PPF vs NPS: Public Provident Fund (PPF) and National Pension System (NPS) are long-term investment options. While NPS scheme is fully retirement-oriented scheme PPF can be a retirement option if the PPF account holder holds it for long-term by extending it after 15 years maturity period. However, PPF is 100 per cent debt instrument while NPS is mix of both debt and equity. In NPS, the investor has an option to choose equity exposure up to 75 per cent. According to experts, if an investor, who has slightly higher risk appetite, chooses 50:50 debt and equity exposure in the NPS account, then it would get around 10 per cent return in long-term, which is around 2.9 per cent higher than the current PPF interest rate of 7.1 per cent.
Speaking on PPF vs NPS Kartik Jhaveri, Director — Wealth Management at Transcend Consultants said, “PPF account is 100 per cent debt fund backed by Government of India while NPS is a retirement-oriented fund where the investor has to invest at least 25 per cent in debt and buy annuity of at least 40 per cent of the maturity amount. If an investor has some risk appetite, then I would advise him or her to choose 50 per cent in active mode and 50 per cent in auto mode means 50 per cent in equity and 50 per cent in equity. In the long-term say after 30 years, the annual NPS interest rate that will accrue in one’s NPS account will be around 10 per cent as equity will deliver around 12 per cent and debt will deliver 8 per cent. 50:50 debt equity exposure will split in 6 + 4 means 10 per cent net return.”
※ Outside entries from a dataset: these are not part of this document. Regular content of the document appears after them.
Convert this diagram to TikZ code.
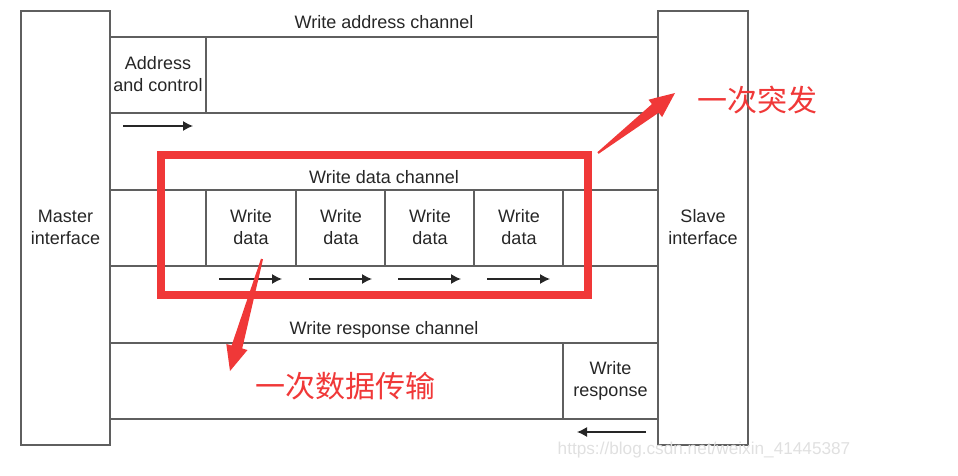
\documentclass[tikz,border=0pt]{standalone}
\usepackage{fontspec}
\setmainfont{Liberation Sans}
\newfontfamily\cjk{Noto Sans CJK SC}
\usetikzlibrary{arrows.meta}
\definecolor{markred}{RGB}{240,56,56}
\definecolor{frame}{RGB}{95,95,95}

\begin{document}
\begin{tikzpicture}[x=0.5pt, y=-0.5pt,
  wire/.style={draw=frame, line width=0.65pt},
  lbl/.style={font=\fontsize{9}{11}\selectfont, text=black!85, align=center, inner sep=0pt},
  flow/.style={-{Latex[length=5pt,width=5pt]}, line width=0.65pt, black!85},
  note/.style={font=\cjk\fontsize{15}{15}\selectfont, text=markred, inner sep=0pt}]
\useasboundingbox (0,0) rectangle (958,476);
% interfaces:
\draw[wire] (21,11) rectangle (110,445);
\draw[wire] (658,11) rectangle (748,445);
\node[lbl] (master) at (65.5,227) {Master\\interface};
\node[lbl] (slave) at (703,227) {Slave\\interface};
% write address channel:
\node[lbl] (awname) at (384,22) {Write address channel};
\draw[wire] (110,37) -- (658,37) (110,113) -- (658,113) (206,37) -- (206,113);
\node[lbl] (aw) at (158,74) {Address\\and control};
\coordinate (awfrom) at (123,126); \coordinate (awto) at (193,126);
\draw[flow] (awfrom) -- (awto);
% write data channel:
\node[lbl] (wname) at (384,177) {Write data channel};
\draw[wire] (110,190) -- (658,190) (110,266) -- (658,266);
\foreach \x in {206,296,385,474,563} \draw[wire] (\x,190) -- (\x,266);
\foreach \x/\n in {206/1,296/2,385/3,474/4} {
  \node[lbl] (w\n) at (\x+45,227) {Write\\data};
  \coordinate (wfrom\n) at (\x+13,279); \coordinate (wto\n) at (\x+76,279);
  \draw[flow] (wfrom\n) -- (wto\n);
}
% write response channel:
\node[lbl] (bname) at (384,330) {Write response channel};
\draw[wire] (110,343) -- (658,343) (110,419) -- (658,419) (563,343) -- (563,419);
\node[lbl] (b) at (610.5,381) {Write\\response};
\coordinate (bfrom) at (646,432); \coordinate (bto) at (577,432);
\draw[flow] (bfrom) -- (bto);
% red marks:
\draw[markred, line width=3.6pt] (161,155) rectangle (588,295);
\fill[markred] (597.4,152.2) -- (651.9,104.1) -- (648.5,99.7) -- (675,93)
  -- (662.1,117.1) -- (658.7,112.7) -- (598.6,153.8) -- cycle;
\node[note] (burst) at (757.5,100) {一次突发};
\fill[markred] (261,258.7) -- (231.6,345.5) -- (226.3,344) -- (230,371)
  -- (247.5,350) -- (242.2,348.5) -- (263,259.3) -- cycle;
\node[note] (beat) at (345.5,386) {一次数据传输};
% watermark:
\node[lbl, text=black!12, font=\fontsize{8.6}{10}\selectfont] (wm) at (704,450) {https://blog.csdn.net/weixin\_41445387};
\end{tikzpicture}
\end{document}
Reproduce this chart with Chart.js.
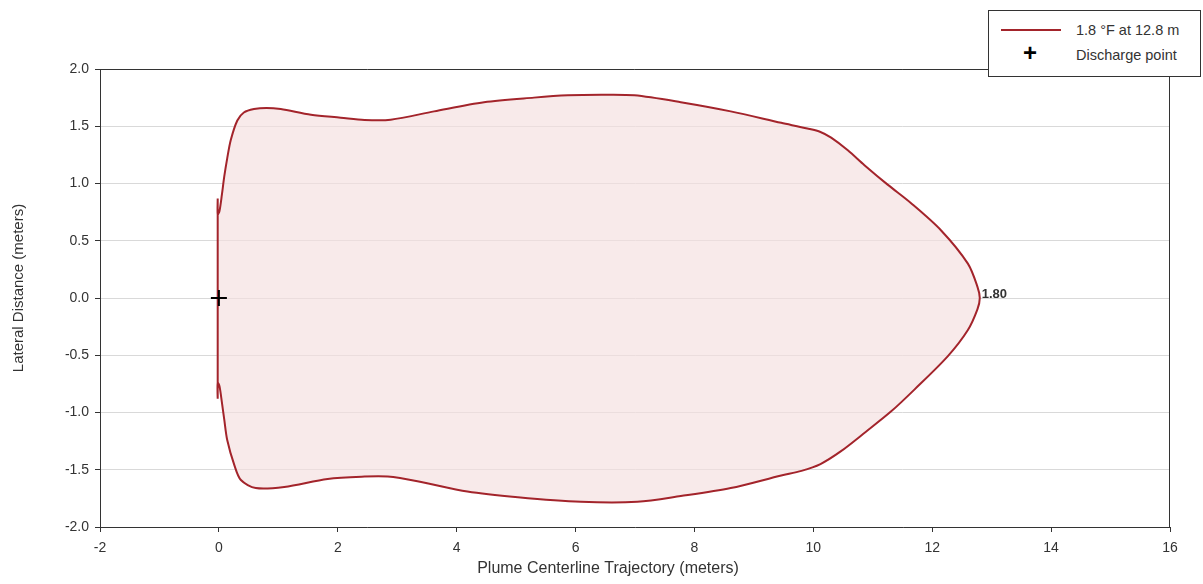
<!DOCTYPE html>
<html>
<head>
<meta charset="utf-8">
<script src="https://cdn.jsdelivr.net/npm/chart.js@4.4.0/dist/chart.umd.min.js"></script>
<style>
  body { margin: 0; background: #fff; font-family: "Liberation Sans", Arial, sans-serif; }
  #wrap { position: relative; width: 1203px; height: 584px; }
  #legend {
    position: absolute; left: 988px; top: 10px; width: 211px; height: 65px;
    border: 1px solid #333; background: #fff; font-size: 14.5px; color: #333;
  }
  .row { position: absolute; left: 0; height: 20px; line-height: 20px; }
  .txt { position: absolute; left: 87px; white-space: nowrap; }
  .swatch { position: absolute; left: 12px; top: 9px; width: 60px; height: 2px; background: #a3242b; }
  .cross { position: absolute; left: 34px; top: -2px; font-size: 24px; font-weight: bold; color: #000; }
</style>
</head>
<body>
<div id="wrap">
  <canvas id="myChart" width="1203" height="584"></canvas>
  <div id="legend">
    <div class="row" style="top:9px"><div class="swatch"></div><div class="txt">1.8 °F at 12.8 m</div></div>
    <div class="row" style="top:34px"><div class="cross">+</div><div class="txt">Discharge point</div></div>
  </div>
</div>
<script>
// plume outline, traced around from the upper spike at x=0
const plumeX = [-0.02, -0.02, 0.01, 0.05, 0.09, 0.14, 0.20, 0.31, 0.42, 0.59, 0.80, 1.04, 1.55, 2.05, 2.45, 2.89, 3.62, 4.46, 5.30, 5.87, 6.43, 6.99, 7.77, 8.61, 9.46, 9.90, 10.12, 10.30, 10.58, 10.86, 11.25, 11.64, 12.15, 12.60, 12.76, 12.80,
                12.76, 12.60, 12.26, 11.70, 11.31, 10.88, 10.46, 10.12, 9.80, 9.46, 8.61, 7.77, 7.04, 6.09, 5.03, 4.18, 3.34, 2.84, 2.45, 1.83, 1.10, 0.62, 0.37, 0.26, 0.14, 0.09, 0.05, 0.01, -0.02, -0.02, -0.02, -0.02];
const plumeY = [0.87, 0.73, 0.76, 0.90, 1.06, 1.22, 1.38, 1.55, 1.62, 1.65, 1.66, 1.65, 1.60, 1.575, 1.555, 1.557, 1.63, 1.71, 1.75, 1.77, 1.775, 1.77, 1.71, 1.63, 1.53, 1.48, 1.45, 1.40, 1.29, 1.16, 0.99, 0.83, 0.59, 0.30, 0.10, 0.00,
                -0.10, -0.28, -0.51, -0.80, -0.99, -1.17, -1.34, -1.45, -1.51, -1.55, -1.66, -1.73, -1.78, -1.78, -1.74, -1.69, -1.60, -1.56, -1.56, -1.58, -1.65, -1.66, -1.59, -1.46, -1.24, -1.06, -0.91, -0.77, -0.74, -0.88, -0.74, 0.87];
const dischargeX = [0];
const dischargeY = [0];
const contourLabel = '1.80';
const labelAt = [12.8, 0];

const xTitle = 'Plume Centerline Trajectory (meters)';
const yTitle = 'Lateral Distance (meters)';

const plumePts = plumeX.map((x, i) => ({ x: x, y: plumeY[i] }));
const dischargePts = dischargeX.map((x, i) => ({ x: x, y: dischargeY[i] }));

const fontFam = '"Liberation Sans", Arial, sans-serif';

const extras = {
    id: 'extras',
    afterDraw(chart) {
        const ctx = chart.ctx;
        const a = chart.chartArea;
        ctx.save();
        ctx.strokeStyle = '#333';
        ctx.lineWidth = 1;
        ctx.beginPath();
        ctx.moveTo(a.left, a.top + 0.5);
        ctx.lineTo(a.right - 0.5, a.top + 0.5);
        ctx.lineTo(a.right - 0.5, a.bottom);
        ctx.stroke();
        // contour value label
        const px = chart.scales.x.getPixelForValue(labelAt[0]);
        const py = chart.scales.y.getPixelForValue(labelAt[1]);
        ctx.font = 'bold 13px ' + fontFam;
        ctx.fillStyle = '#333';
        ctx.textBaseline = 'middle';
        ctx.fillText(contourLabel, px + 2, py - 4);
        // axis titles, slightly off centre like the original
        ctx.font = '16px ' + fontFam;
        ctx.textAlign = 'center';
        ctx.fillText(xTitle, (a.left + a.right) / 2 - 27, 569);
        ctx.translate(19, (a.top + a.bottom) / 2 - 10);
        ctx.rotate(-Math.PI / 2);
        ctx.font = '15px ' + fontFam;
        ctx.fillText(yTitle, 0, 0);
        ctx.restore();
    }
};

const tickFont = { family: fontFam, size: 14 };

const ctx = document.getElementById('myChart');
var mychart = new Chart(ctx, {
    type: 'scatter',
    data: {
        datasets: [
            {
                label: '1.8 °F at 12.8 m',
                data: plumePts,
                showLine: true,
                borderColor: '#a3242b',
                backgroundColor: 'rgba(245, 222, 223, 0.65)',
                borderWidth: 2,
                pointRadius: 0,
                tension: 0.3,
                fill: 'shape',
                order: 2
            },
            {
                label: 'Discharge point',
                data: dischargePts,
                pointStyle: 'cross',
                pointRadius: 8,
                borderColor: '#000',
                borderWidth: 2,
                order: 1
            }
        ]
    },
    options: {
        responsive: false,
        animation: false,
        layout: { padding: { left: 0, top: 69, right: 33, bottom: 0 } },
        plugins: {
            legend: { display: false },
            tooltip: { enabled: false }
        },
        scales: {
            x: {
                min: -2, max: 16,
                ticks: { stepSize: 2, color: '#333', font: tickFont, padding: 8 },
                grid: { drawOnChartArea: false, drawTicks: true, tickLength: 5, tickColor: '#333' },
                border: { color: '#333' },
                afterFit(s) { s.height = 57; }
            },
            y: {
                min: -2, max: 2,
                ticks: { stepSize: 0.5, color: '#333', font: tickFont, padding: 6,
                         callback: (v) => v.toFixed(1) },
                grid: { color: '#d9d9d9', drawTicks: true, tickLength: 5, tickColor: '#333' },
                border: { color: '#333' },
                afterFit(s) { s.width = 100; }
            }
        }
    },
    plugins: [extras]
});
</script>
</body>
</html>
On his take on PPF vs NPS Amit Gupta, MD at SAG Infotech said, “Both PPF and NPS gives income tax exemption to the investor on its investment up to ₹1.5 lakh in single financial year. But, in NPS there is no maturity period while in PPF, there is 15 year maturity period. So, if a person wants to go long in PPF, he or she will have to submit PPF extension form at bank or post office (whichever applicable) in the last year of the maturity period of the PPF account. One can extend PPF account in blocks of 5 years for infinite number of times. Hence, if a person opens PPF account at 30 years, he or she can continue investing in PPF for near 30 years too.” Gupta advised to choose PPF extension with investment as it will help investor get benefit of compounding interest.
Now, if an investor invests ₹3,000 per month in PPF for 30 years assuming current PPF interest rate of 7.1 percent as net return, then as per the PPF calculator, one would get ₹37,08,219 PPF maturity amount.
Similarly, if an investor invests ₹3000 in NPS account keeping 50:50 exposure in equity and debt devoting 40 per cent of the net maturity amount for purchasing annuity, NPS calculator says that the maturity amount that the investor would get after 30 years will be ₹41,02,786 and he or she would get ₹13,676 monthly pension too.
So, if an investor has some risk appetite, then NPS will yield higher in comparison to PPF as it will give higher maturity amount along with monthly pension.